*Required task*. Scan the material and copy every line in which "matplotlib" appears.

*Recorded data*.

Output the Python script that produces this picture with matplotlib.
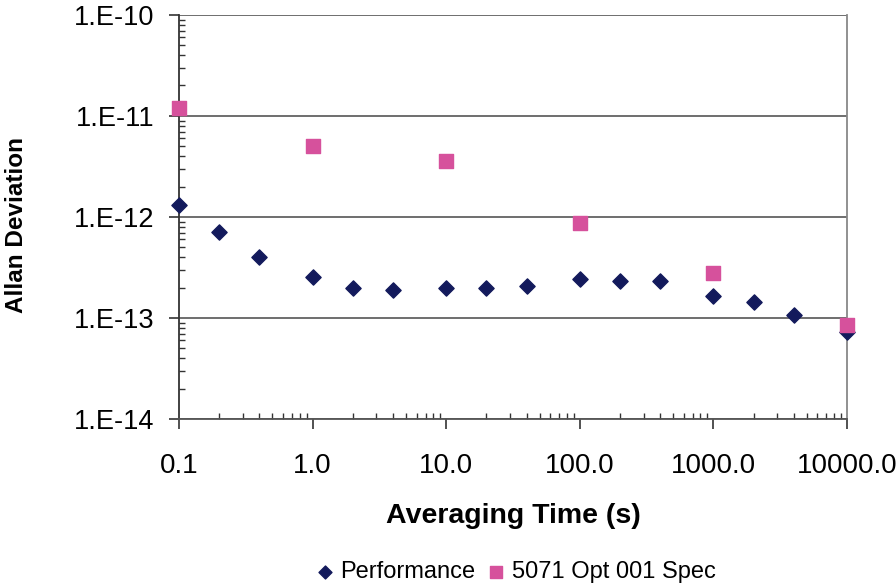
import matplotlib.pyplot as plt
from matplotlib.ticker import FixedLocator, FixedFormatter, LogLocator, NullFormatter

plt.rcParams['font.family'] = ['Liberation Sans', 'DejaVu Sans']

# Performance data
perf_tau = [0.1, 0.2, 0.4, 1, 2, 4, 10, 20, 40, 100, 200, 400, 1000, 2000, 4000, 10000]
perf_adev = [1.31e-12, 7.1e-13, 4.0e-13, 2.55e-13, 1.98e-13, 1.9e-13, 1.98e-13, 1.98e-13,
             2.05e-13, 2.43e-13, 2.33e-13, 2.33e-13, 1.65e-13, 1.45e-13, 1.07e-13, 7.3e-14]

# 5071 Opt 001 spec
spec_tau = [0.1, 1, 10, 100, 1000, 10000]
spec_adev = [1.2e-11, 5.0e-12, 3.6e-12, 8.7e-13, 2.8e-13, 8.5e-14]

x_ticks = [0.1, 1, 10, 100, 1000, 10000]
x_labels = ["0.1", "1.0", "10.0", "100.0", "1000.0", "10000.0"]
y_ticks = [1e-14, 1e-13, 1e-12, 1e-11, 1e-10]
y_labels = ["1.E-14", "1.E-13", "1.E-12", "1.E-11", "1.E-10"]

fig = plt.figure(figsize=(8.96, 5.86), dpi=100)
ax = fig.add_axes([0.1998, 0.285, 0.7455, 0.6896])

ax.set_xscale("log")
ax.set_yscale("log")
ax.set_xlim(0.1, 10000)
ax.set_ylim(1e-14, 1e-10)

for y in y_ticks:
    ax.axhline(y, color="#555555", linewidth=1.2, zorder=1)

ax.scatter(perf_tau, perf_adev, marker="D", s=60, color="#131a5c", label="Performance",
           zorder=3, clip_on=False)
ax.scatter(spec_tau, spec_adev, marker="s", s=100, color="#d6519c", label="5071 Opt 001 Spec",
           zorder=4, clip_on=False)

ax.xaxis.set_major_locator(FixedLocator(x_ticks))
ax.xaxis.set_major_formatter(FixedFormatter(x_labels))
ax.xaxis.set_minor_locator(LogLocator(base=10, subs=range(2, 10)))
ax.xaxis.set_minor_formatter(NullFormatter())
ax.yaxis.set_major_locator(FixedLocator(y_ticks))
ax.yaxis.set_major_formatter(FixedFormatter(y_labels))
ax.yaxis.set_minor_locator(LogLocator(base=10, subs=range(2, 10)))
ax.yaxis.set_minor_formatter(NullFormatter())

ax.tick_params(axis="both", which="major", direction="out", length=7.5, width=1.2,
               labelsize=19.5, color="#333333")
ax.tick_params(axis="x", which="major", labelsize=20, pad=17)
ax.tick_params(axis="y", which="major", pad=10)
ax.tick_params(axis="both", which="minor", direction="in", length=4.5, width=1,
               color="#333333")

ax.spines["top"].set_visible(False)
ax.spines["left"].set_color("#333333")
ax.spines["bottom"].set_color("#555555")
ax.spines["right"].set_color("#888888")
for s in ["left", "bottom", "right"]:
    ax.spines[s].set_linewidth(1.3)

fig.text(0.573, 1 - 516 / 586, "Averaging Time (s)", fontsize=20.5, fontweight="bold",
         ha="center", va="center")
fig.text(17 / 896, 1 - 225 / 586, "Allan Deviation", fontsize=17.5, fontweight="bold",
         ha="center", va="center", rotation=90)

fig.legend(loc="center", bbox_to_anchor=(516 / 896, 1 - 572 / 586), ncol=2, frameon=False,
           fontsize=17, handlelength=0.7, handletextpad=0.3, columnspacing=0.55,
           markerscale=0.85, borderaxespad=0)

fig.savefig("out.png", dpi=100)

*Solution to this task*.
Output the Python script that produces this picture with matplotlib.
import matplotlib.pyplot as plt
from matplotlib.ticker import FixedLocator, FixedFormatter, LogLocator, NullFormatter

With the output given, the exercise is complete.